In the end, Francis allied himself so closely with Jesus Christ that he came to share his wounds (the stigmata) and died covered only by another friar’s habit. Within a couple of years he was declared a saint by the Catholic Church, and his followers numbered into the thousands.
This is the story Father Murray Bodo, O.F.M., tells in his book and reflected on in an April interview with St. Anthony Messenger. Born in Gallup, New Mexico, he was an English teacher at St. Francis High School Seminary in Cincinnati, Ohio, in 1970 when Father Jeremy Harrington, O.F.M., editor of St. Anthony Messenger magazine, asked him to write a book about St. Francis. Father Jeremy had heard about Franco Zeffirelli’s new movie project about St. Francis that became Brother Sun, Sister Moon, and wanted to capitalize on it, while presenting a thoroughly Franciscan view.

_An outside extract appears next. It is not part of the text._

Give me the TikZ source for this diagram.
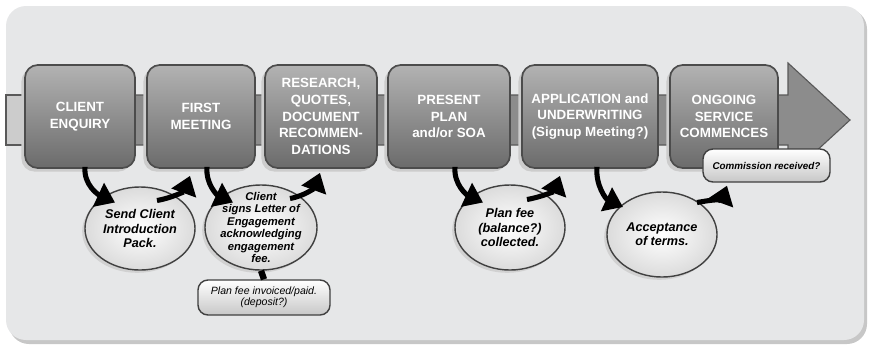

Father Murray devoted the spring and summer of 1972 to writing his book. He went to Italy to absorb firsthand something of the geography and atmosphere (“the spirituality of place”) Sts. Francis and Clare knew. In traveling to Assisi, the priest says he found he was not just moving geographically, but also moving back in time. It freed his right brain to deal with Francis, not the analytical Ph.D. side of him.
But at whom exactly was the book aimed? “When the writing was happening, I realized that I was the audience,” Father Murray remembers. “If it worked for me, then I was praying it was going to work for someone else.”
He next came to see his audience as the young men of the boarding school with whom he lived 24 hours a day, nine months of the year.
Finally came the idea that the book might have a larger reach: “I was writing somehow deeply from within. It was almost—I don’t want to be dramatic or false here—like I was an instrument of something that was coming from deep within me and from within the Franciscan tradition. From the fact of being in Assisi, I could almost feel Francis and Clare on the streets, and all of that, I think, was forming and informing the book.”